Back when I lived in Chicago's West Lakeview neighborhood, practically in the shadow of the Gothic steeple of St. Alphonsus Catholic Church at 1429 W. Wellington Ave., it was easy to spot the disconnect between the ever-more-lavish private homes going up in the area and the impoverished character of its public spaces.
In those years, from 1992 to 2002, fancy new town houses were replacing tired old bungalows and frame houses faster than you could say "Richie Daley." But walk to the area's main drag, North Lincoln Avenue, and you confronted cracked sidewalks, eyesore streetlights shaped like a cobra's head and grotesque modern storefronts that had been slapped onto traditional buildings, marring their Old World craftsmanship.
Martha Stewart-izing beautification programs buffed Lincoln Park to the south and Lincoln Square to the north. The epicenter of Lakeview's ugliness was the harsh intersection of Lincoln, Belmont and Ashland Avenues. There, packs of roaring cars and trucks made the simple act of crossing the street a test of human bravery.
Not much has changed since then. But this section of Lakeview finally may be getting its act together, courtesy of a new master plan that isn't afraid to think big or outside the box. Among its more audacious ideas: a proposed pedestrian path, or "Low Line," that would slink beneath the CTA's Brown Line elevated tracks, compensating for the area's lack of open space.
It may be dreamy and it certainly faces daunting funding obstacles, but give the plan this much: it has kick-started a conversation about the area's future. The two local aldermen, Tom Tunney, 44th, and Scott Waguespack, 32nd, confirmed the plan's political relevance when they attended its unveiling Tuesday night. If the plan's recommendations are ever realized, they'll have a significant impact on area residents and business as well as Cubs fans who visit nearby Wrigley Field.
Drafted by two local firms, Place Consulting and Moss Architects, the plan is sponsored by the Lakeview Chamber of Commerce, whose territory ranges from Diversey Avenue on the south to Irving Park Road on the north, and from Ravenswood Avenue on the west to Racine Avenue on the east. The other sponsor was Special Service Area 27, one of the Chicago business districts that typically levy a modest property tax to pay for such projects.
At root, this is a business blueprint, primarily aimed at drawing new stores to the area and bolstering those already there. Yet it also makes an intelligent case that there's a link between good design and good business, echoing the same theme in Daniel Burnham's great 1909 Plan of Chicago. Offer shoppers a pleasing pedestrian experience, it argues, and they'll linger instead of zipping in and out of a single store.
Many of the plan's proposals for achieving that end (widened sidewalks, more trees, restored historic facades, pocket parks) are time-tested and worthy. Others, like the plan's call for a bean-shaped traffic roundabout at the Lincoln-Belmont-Ashland crossing (good luck selling that to traffic engineers), are sure to go nowhere fast. For the good ideas, at least, the big questions revolve around scope and funding.

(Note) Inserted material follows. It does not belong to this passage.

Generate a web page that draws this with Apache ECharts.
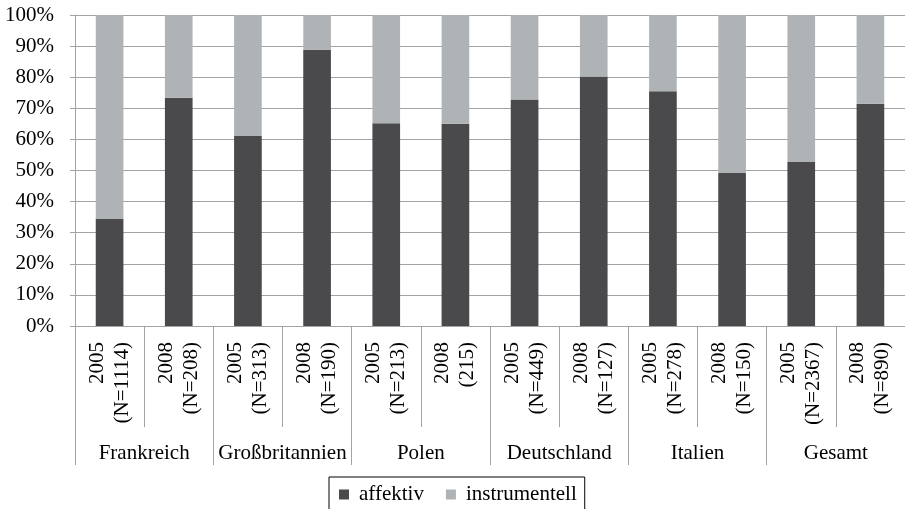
<!DOCTYPE html>
<html><head><meta charset="utf-8">
<script src="https://cdn.jsdelivr.net/npm/echarts@6/dist/echarts.min.js"></script>
<style>html,body{margin:0;padding:0;background:#fff}#c{width:905px;height:509px}</style>
</head><body><div id="c"></div>
<script>
var years = ['2005','2008','2005','2008','2005','2008','2005','2008','2005','2008','2005','2008'];
var nLabels = ['(N=1114)','(N=208)','(N=313)','(N=190)','(N=213)','(215)','(N=449)','(N=127)','(N=278)','(N=150)','(N=2367)','(N=890)'];
var groups = ['Frankreich','Großbritannien','Polen','Deutschland','Italien','Gesamt'];
var affektiv = [34.4, 73.4, 61.1, 88.8, 65.2, 65.0, 72.8, 80.2, 75.5, 49.2, 52.7, 71.5];
var instrumentell = [65.6, 26.6, 38.9, 11.2, 34.8, 35.0, 27.2, 19.8, 24.5, 50.8, 47.3, 28.5];
var yTicks = ['0%','10%','20%','30%','40%','50%','60%','70%','80%','90%','100%'];

var FONT = 'Liberation Serif';
var FS = 21;
var GRAY = '#a3a3a3';

var categories = years.map(function(y, i){ return y + '|' + nLabels[i]; });

// spacer tokens so the two lines of each rotated label are centred on each other
var ctx = document.createElement('canvas').getContext('2d');
ctx.font = FS + 'px "' + FONT + '"';
var rich = {a: {fontFamily: FONT, fontSize: FS, lineHeight: 25, color: '#000'}};
var spacer = years.map(function(y, i){
  var wy = ctx.measureText(y).width, wn = ctx.measureText(nLabels[i]).width;
  var d = Math.abs(wy - wn) / 2;
  rich['s' + i] = {width: Math.max(d, 0.1), fontFamily: FONT, fontSize: FS, lineHeight: 25};
  return wy < wn ? 0 : 1; // which line gets the spacer
});

var chart = echarts.init(document.getElementById('c'));
chart.setOption({
  animation: false,
  textStyle: {fontFamily: FONT},
  grid: {left: 75, right: 0, top: 15, bottom: 183},
  legend: {
    top: 477, left: 329,
    data: ['affektiv','instrumentell'],
    icon: 'rect', itemWidth: 10, itemHeight: 10, itemGap: 22,
    borderColor: '#000', borderWidth: 1, padding: [7, 8, 8, 10],
    textStyle: {fontFamily: FONT, fontSize: FS, color: '#000', padding: [0,0,0,5]}
  },
  xAxis: [{
    type: 'category', data: categories, position: 'bottom',
    axisLine: {lineStyle: {color: GRAY}},
    axisTick: {show: true, length: 101, interval: 0, lineStyle: {color: GRAY}},
    axisLabel: {
      interval: 0, rotate: 90, margin: 16, color: '#000', fontFamily: FONT, fontSize: FS,
      lineHeight: 25,
      formatter: function(v, idx){
        var p = v.split('|');
        var l1 = (spacer[idx] === 0 ? '{s' + idx + '| }' : '') + '{a|' + p[0] + '}';
        var l2 = (spacer[idx] === 1 ? '{s' + idx + '| }' : '') + '{a|' + p[1] + '}';
        return l1 + '\n' + l2;
      },
      rich: rich
    }
  }, {
    type: 'category', data: groups, position: 'bottom',
    axisLine: {show: false},
    axisTick: {show: true, length: 139, interval: 0, lineStyle: {color: GRAY}},
    axisLabel: {interval: 0, margin: 117, color: '#000', fontFamily: FONT, fontSize: FS}
  }],
  yAxis: {
    type: 'value', min: 0, max: 100, interval: 10,
    axisLine: {show: true, lineStyle: {color: GRAY}},
    axisTick: {show: true, length: 5, lineStyle: {color: GRAY}},
    splitLine: {lineStyle: {color: GRAY, width: 1}},
    axisLabel: {margin: 21, color: '#000', fontFamily: FONT, fontSize: FS,
      formatter: function(v){ return yTicks[Math.round(v/10)]; }}
  },
  series: [{
    name: 'affektiv', type: 'bar', stack: 's', data: affektiv, barWidth: '40%',
    itemStyle: {color: '#4a4a4c'}
  }, {
    name: 'instrumentell', type: 'bar', stack: 's', data: instrumentell, barWidth: '40%',
    itemStyle: {color: '#b0b3b5'}
  }]
});
</script></body></html>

What's unclear, Waguespack told me Wednesday, is whether the Chicago Department of Transportation will confine its own planning efforts for the dreaded Lincoln-Belmont-Ashland intersection to streetscape improvements or look at a full-fledged reconfiguration of the intersection.
Waguespack and Tunney are scheduled to hash out that issue with Chicago transportation officials next week. The hope here is that the department, which has proved adept at making Chicago's streets more human-scaled, will find a way to examine the bigger picture — and then find the funds to get the job done.
As for the proposed "Low Line," whose name plays off New York's "High Line," a much-praised public space built atop dormant elevated tracks, it's an intriguing concept but one in obvious need of a reality check.
True, it would be a creative way to add to the area's supply of open space and funnel pedestrians between the Lincoln Avenue and Southport shopping strips. And the design, which calls for native plants, a semi-pervious walking surface and solar-power light displays, could bring the now-forgotten space beneath the "L" to life.
But how about the ear-shattering roar of the "L"? Or the inconvenient fact that the CTA rents parking spaces beneath the tracks? Or the fact that some homeowners have extended their side yards below the tracks, even fencing in what appears to be public property? And who would be responsible for monitoring this public space to prevent it from becoming a haven for muggers? And how would the city ensure that bolts and other objects wouldn't fall from the "L," injuring pedestrians? These are thorny issues, but big plans — and the fates of neighborhoods — often ride on the smallest details.